Reproduce all the material exactly, minus any pictures it holds.

### [COLLECTED DATA]

+ + + +

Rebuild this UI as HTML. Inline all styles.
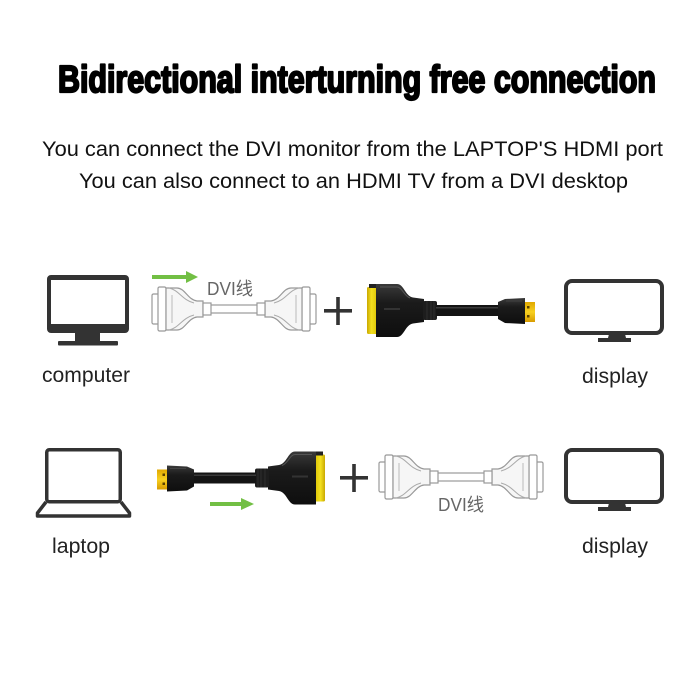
<!DOCTYPE html>
<html>
<head>
<meta charset="utf-8">
<style>
  html, body { margin: 0; padding: 0; background: #fff; }
  svg { display: block; }
</style>
</head>
<body>
<svg width="700" height="700" viewBox="0 0 700 700" xmlns="http://www.w3.org/2000/svg">
  <rect width="700" height="700" fill="#ffffff"/>
  <defs>
    <g id="dvic">
      <rect x="0" y="-15" width="7" height="30" rx="1.5" fill="#fff" stroke="#999" stroke-width="1.2"/>
      <rect x="6" y="-22" width="8" height="44" rx="1.5" fill="#fff" stroke="#999" stroke-width="1.2"/>
      <path d="M14,-21 L25,-21 C33,-21 36,-9 45,-8 L51,-8 L51,8 L45,8 C36,9 33,21 25,21 L14,21 Z" fill="#f6f6f6" stroke="#999" stroke-width="1.2"/>
      <path d="M17,-21 C27,-19 30,-9 42,-6" fill="none" stroke="#aaa" stroke-width="1"/>
      <path d="M17,21 C27,19 30,9 42,6" fill="none" stroke="#aaa" stroke-width="1"/>
      <path d="M20,-14 L20,14" fill="none" stroke="#bbb" stroke-width="1"/>
      <rect x="51" y="-6" width="8" height="12" fill="#fff" stroke="#999" stroke-width="1.2"/>
    </g>
    <g id="dvicable">
      <rect x="58" y="-4" width="48" height="8" fill="#fff" stroke="#999" stroke-width="1.2"/>
      <use href="#dvic"/>
      <use href="#dvic" transform="translate(164,0) scale(-1,1)"/>
    </g>
    <linearGradient id="yel" x1="0" y1="0" x2="1" y2="0">
      <stop offset="0" stop-color="#c9a800"/>
      <stop offset="0.4" stop-color="#f3e020"/>
      <stop offset="1" stop-color="#d9c000"/>
    </linearGradient>
    <linearGradient id="gold" x1="0" y1="0" x2="0" y2="1">
      <stop offset="0" stop-color="#e0a800"/>
      <stop offset="0.5" stop-color="#f7d020"/>
      <stop offset="1" stop-color="#d89c00"/>
    </linearGradient>
    <linearGradient id="blk" x1="0" y1="0" x2="0" y2="1">
      <stop offset="0" stop-color="#3a3a3a"/>
      <stop offset="0.35" stop-color="#1b1b1b"/>
      <stop offset="1" stop-color="#0e0e0e"/>
    </linearGradient>
    <g id="adapter">
      <rect x="367" y="287" width="11" height="47" rx="1.5" fill="url(#yel)"/>
      <rect x="369" y="284" width="9" height="4" fill="#222"/>
      <path d="M376,284 L397,284 C404,284 405,296 413,297.5 L424,299 L424,322 L413,323.5 C405,325 404,337 397,337 L376,337 Z" fill="url(#blk)"/>
      <path d="M380,287 L397,287 C402,287 404,296 410,298" fill="none" stroke="#555" stroke-width="1"/>
      <rect x="384" y="308" width="16" height="2" fill="#333"/>
      <rect x="423" y="301" width="14" height="19" rx="2" fill="#1d1d1d"/>
      <path d="M427,301 V320 M431,301 V320 M434,301 V320" stroke="#333" stroke-width="0.8"/>
      <rect x="436" y="305" width="64" height="11" fill="#141414"/>
      <rect x="436" y="307" width="64" height="1.5" fill="#3a3a3a"/>
      <path d="M498,302 L505,299 L525,298 L525,324 L505,323 L498,319 Z" fill="url(#blk)"/>
      <path d="M506,301 L522,301" stroke="#444" stroke-width="1"/>
      <rect x="525" y="302" width="10" height="20" fill="url(#gold)"/>
      <rect x="527" y="306" width="2.5" height="2.5" fill="#5a4000"/>
      <rect x="527" y="315" width="2.5" height="2.5" fill="#5a4000"/>
    </g>
  </defs>

  <!-- Title -->
  <text x="58" y="92" font-family="'Liberation Sans Narrow','Liberation Sans',sans-serif" font-weight="bold" font-size="38" fill="#000" stroke="#000" stroke-width="2.2" stroke-linejoin="round" textLength="598" lengthAdjust="spacingAndGlyphs">Bidirectional interturning free connection</text>

  <!-- Subtitles -->
  <text x="42" y="156" font-family="'Liberation Sans',sans-serif" font-size="21" fill="#111" textLength="621" lengthAdjust="spacingAndGlyphs">You can connect the DVI monitor from the LAPTOP'S HDMI port</text>
  <text x="79" y="188" font-family="'Liberation Sans',sans-serif" font-size="21" fill="#111" textLength="549" lengthAdjust="spacingAndGlyphs">You can also connect to an HDMI TV from a DVI desktop</text>

  <!-- ===== Row 1 ===== -->
  <rect x="47" y="275" width="82" height="58" rx="4" fill="#333"/>
  <rect x="51" y="280" width="74" height="44" fill="#fff"/>
  <rect x="75" y="332" width="25" height="10" fill="#333"/>
  <rect x="58" y="341" width="60" height="4.5" rx="1" fill="#333"/>
  <text x="42" y="382" font-family="'Liberation Sans',sans-serif" font-size="21" fill="#222" textLength="88" lengthAdjust="spacingAndGlyphs">computer</text>

  <rect x="152" y="275" width="36" height="4" fill="#72bf44"/>
  <polygon points="186,271 198,277 186,283" fill="#72bf44"/>

  <use href="#dvicable" transform="translate(152,309)"/>
  <text x="207" y="295" font-family="'Liberation Sans','Noto Sans CJK SC',sans-serif" font-size="18" fill="#666" textLength="46" lengthAdjust="spacingAndGlyphs">DVI线</text>

  <rect x="324" y="309" width="28" height="3.6" fill="#333"/>
  <rect x="336.2" y="297" width="3.6" height="28" fill="#333"/>

  <use href="#adapter"/>

  <rect x="566" y="281" width="96" height="52" rx="6" fill="#fff" stroke="#333" stroke-width="4"/>
  <polygon points="609,334 625,334 626,338 631,338 631,342 598,342 598,338 608,338" fill="#333"/>
  <text x="582" y="383" font-family="'Liberation Sans',sans-serif" font-size="21" fill="#222" textLength="66" lengthAdjust="spacingAndGlyphs">display</text>

  <!-- ===== Row 2 ===== -->
  <rect x="46.75" y="449.75" width="73.5" height="52" rx="2.5" fill="#fff" stroke="#333" stroke-width="3.5"/>
  <path d="M46,502 L37.5,513 L37.5,516 L129.5,516 L129.5,513 L121,502" fill="none" stroke="#333" stroke-width="3.5" stroke-linejoin="round"/>
  <text x="52" y="553" font-family="'Liberation Sans',sans-serif" font-size="21" fill="#222" textLength="58" lengthAdjust="spacingAndGlyphs">laptop</text>

  <use href="#adapter" transform="translate(692,167.5) scale(-1,1)"/>

  <rect x="210" y="502" width="33" height="4" fill="#72bf44"/>
  <polygon points="241,498 254,504 241,510" fill="#72bf44"/>

  <rect x="340" y="476" width="28" height="3.6" fill="#333"/>
  <rect x="352.2" y="464" width="3.6" height="28" fill="#333"/>

  <use href="#dvicable" transform="translate(379,477)"/>
  <text x="438" y="511" font-family="'Liberation Sans','Noto Sans CJK SC',sans-serif" font-size="18" fill="#666" textLength="46" lengthAdjust="spacingAndGlyphs">DVI线</text>

  <rect x="566" y="450" width="96" height="52" rx="6" fill="#fff" stroke="#333" stroke-width="4"/>
  <polygon points="609,503 625,503 626,507 631,507 631,511 598,511 598,507 608,507" fill="#333"/>
  <text x="582" y="553" font-family="'Liberation Sans',sans-serif" font-size="21" fill="#222" textLength="66" lengthAdjust="spacingAndGlyphs">display</text>
</svg>
</body>
</html>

+ + + +

### [RESULT]
Rebuild this UI as HTML. Inline all styles.
<!DOCTYPE html>
<html>
<head>
<meta charset="utf-8">
<style>
  html, body { margin: 0; padding: 0; background: #fff; }
  svg { display: block; }
</style>
</head>
<body>
<svg width="700" height="700" viewBox="0 0 700 700" xmlns="http://www.w3.org/2000/svg">
  <rect width="700" height="700" fill="#ffffff"/>
  <defs>
    <g id="dvic">
      <rect x="0" y="-15" width="7" height="30" rx="1.5" fill="#fff" stroke="#999" stroke-width="1.2"/>
      <rect x="6" y="-22" width="8" height="44" rx="1.5" fill="#fff" stroke="#999" stroke-width="1.2"/>
      <path d="M14,-21 L25,-21 C33,-21 36,-9 45,-8 L51,-8 L51,8 L45,8 C36,9 33,21 25,21 L14,21 Z" fill="#f6f6f6" stroke="#999" stroke-width="1.2"/>
      <path d="M17,-21 C27,-19 30,-9 42,-6" fill="none" stroke="#aaa" stroke-width="1"/>
      <path d="M17,21 C27,19 30,9 42,6" fill="none" stroke="#aaa" stroke-width="1"/>
      <path d="M20,-14 L20,14" fill="none" stroke="#bbb" stroke-width="1"/>
      <rect x="51" y="-6" width="8" height="12" fill="#fff" stroke="#999" stroke-width="1.2"/>
    </g>
    <g id="dvicable">
      <rect x="58" y="-4" width="48" height="8" fill="#fff" stroke="#999" stroke-width="1.2"/>
      <use href="#dvic"/>
      <use href="#dvic" transform="translate(164,0) scale(-1,1)"/>
    </g>
    <linearGradient id="yel" x1="0" y1="0" x2="1" y2="0">
      <stop offset="0" stop-color="#c9a800"/>
      <stop offset="0.4" stop-color="#f3e020"/>
      <stop offset="1" stop-color="#d9c000"/>
    </linearGradient>
    <linearGradient id="gold" x1="0" y1="0" x2="0" y2="1">
      <stop offset="0" stop-color="#e0a800"/>
      <stop offset="0.5" stop-color="#f7d020"/>
      <stop offset="1" stop-color="#d89c00"/>
    </linearGradient>
    <linearGradient id="blk" x1="0" y1="0" x2="0" y2="1">
      <stop offset="0" stop-color="#3a3a3a"/>
      <stop offset="0.35" stop-color="#1b1b1b"/>
      <stop offset="1" stop-color="#0e0e0e"/>
    </linearGradient>
    <g id="adapter">
      <rect x="367" y="287" width="11" height="47" rx="1.5" fill="url(#yel)"/>
      <rect x="369" y="284" width="9" height="4" fill="#222"/>
      <path d="M376,284 L397,284 C404,284 405,296 413,297.5 L424,299 L424,322 L413,323.5 C405,325 404,337 397,337 L376,337 Z" fill="url(#blk)"/>
      <path d="M380,287 L397,287 C402,287 404,296 410,298" fill="none" stroke="#555" stroke-width="1"/>
      <rect x="384" y="308" width="16" height="2" fill="#333"/>
      <rect x="423" y="301" width="14" height="19" rx="2" fill="#1d1d1d"/>
      <path d="M427,301 V320 M431,301 V320 M434,301 V320" stroke="#333" stroke-width="0.8"/>
      <rect x="436" y="305" width="64" height="11" fill="#141414"/>
      <rect x="436" y="307" width="64" height="1.5" fill="#3a3a3a"/>
      <path d="M498,302 L505,299 L525,298 L525,324 L505,323 L498,319 Z" fill="url(#blk)"/>
      <path d="M506,301 L522,301" stroke="#444" stroke-width="1"/>
      <rect x="525" y="302" width="10" height="20" fill="url(#gold)"/>
      <rect x="527" y="306" width="2.5" height="2.5" fill="#5a4000"/>
      <rect x="527" y="315" width="2.5" height="2.5" fill="#5a4000"/>
    </g>
  </defs>

  <!-- Title -->
  <text x="58" y="92" font-family="'Liberation Sans Narrow','Liberation Sans',sans-serif" font-weight="bold" font-size="38" fill="#000" stroke="#000" stroke-width="2.2" stroke-linejoin="round" textLength="598" lengthAdjust="spacingAndGlyphs">Bidirectional interturning free connection</text>

  <!-- Subtitles -->
  <text x="42" y="156" font-family="'Liberation Sans',sans-serif" font-size="21" fill="#111" textLength="621" lengthAdjust="spacingAndGlyphs">You can connect the DVI monitor from the LAPTOP'S HDMI port</text>
  <text x="79" y="188" font-family="'Liberation Sans',sans-serif" font-size="21" fill="#111" textLength="549" lengthAdjust="spacingAndGlyphs">You can also connect to an HDMI TV from a DVI desktop</text>

  <!-- ===== Row 1 ===== -->
  <rect x="47" y="275" width="82" height="58" rx="4" fill="#333"/>
  <rect x="51" y="280" width="74" height="44" fill="#fff"/>
  <rect x="75" y="332" width="25" height="10" fill="#333"/>
  <rect x="58" y="341" width="60" height="4.5" rx="1" fill="#333"/>
  <text x="42" y="382" font-family="'Liberation Sans',sans-serif" font-size="21" fill="#222" textLength="88" lengthAdjust="spacingAndGlyphs">computer</text>

  <rect x="152" y="275" width="36" height="4" fill="#72bf44"/>
  <polygon points="186,271 198,277 186,283" fill="#72bf44"/>

  <use href="#dvicable" transform="translate(152,309)"/>
  <text x="207" y="295" font-family="'Liberation Sans','Noto Sans CJK SC',sans-serif" font-size="18" fill="#666" textLength="46" lengthAdjust="spacingAndGlyphs">DVI线</text>

  <rect x="324" y="309" width="28" height="3.6" fill="#333"/>
  <rect x="336.2" y="297" width="3.6" height="28" fill="#333"/>

  <use href="#adapter"/>

  <rect x="566" y="281" width="96" height="52" rx="6" fill="#fff" stroke="#333" stroke-width="4"/>
  <polygon points="609,334 625,334 626,338 631,338 631,342 598,342 598,338 608,338" fill="#333"/>
  <text x="582" y="383" font-family="'Liberation Sans',sans-serif" font-size="21" fill="#222" textLength="66" lengthAdjust="spacingAndGlyphs">display</text>

  <!-- ===== Row 2 ===== -->
  <rect x="46.75" y="449.75" width="73.5" height="52" rx="2.5" fill="#fff" stroke="#333" stroke-width="3.5"/>
  <path d="M46,502 L37.5,513 L37.5,516 L129.5,516 L129.5,513 L121,502" fill="none" stroke="#333" stroke-width="3.5" stroke-linejoin="round"/>
  <text x="52" y="553" font-family="'Liberation Sans',sans-serif" font-size="21" fill="#222" textLength="58" lengthAdjust="spacingAndGlyphs">laptop</text>

  <use href="#adapter" transform="translate(692,167.5) scale(-1,1)"/>

  <rect x="210" y="502" width="33" height="4" fill="#72bf44"/>
  <polygon points="241,498 254,504 241,510" fill="#72bf44"/>

  <rect x="340" y="476" width="28" height="3.6" fill="#333"/>
  <rect x="352.2" y="464" width="3.6" height="28" fill="#333"/>

  <use href="#dvicable" transform="translate(379,477)"/>
  <text x="438" y="511" font-family="'Liberation Sans','Noto Sans CJK SC',sans-serif" font-size="18" fill="#666" textLength="46" lengthAdjust="spacingAndGlyphs">DVI线</text>

  <rect x="566" y="450" width="96" height="52" rx="6" fill="#fff" stroke="#333" stroke-width="4"/>
  <polygon points="609,503 625,503 626,507 631,507 631,511 598,511 598,507 608,507" fill="#333"/>
  <text x="582" y="553" font-family="'Liberation Sans',sans-serif" font-size="21" fill="#222" textLength="66" lengthAdjust="spacingAndGlyphs">display</text>
</svg>
</body>
</html>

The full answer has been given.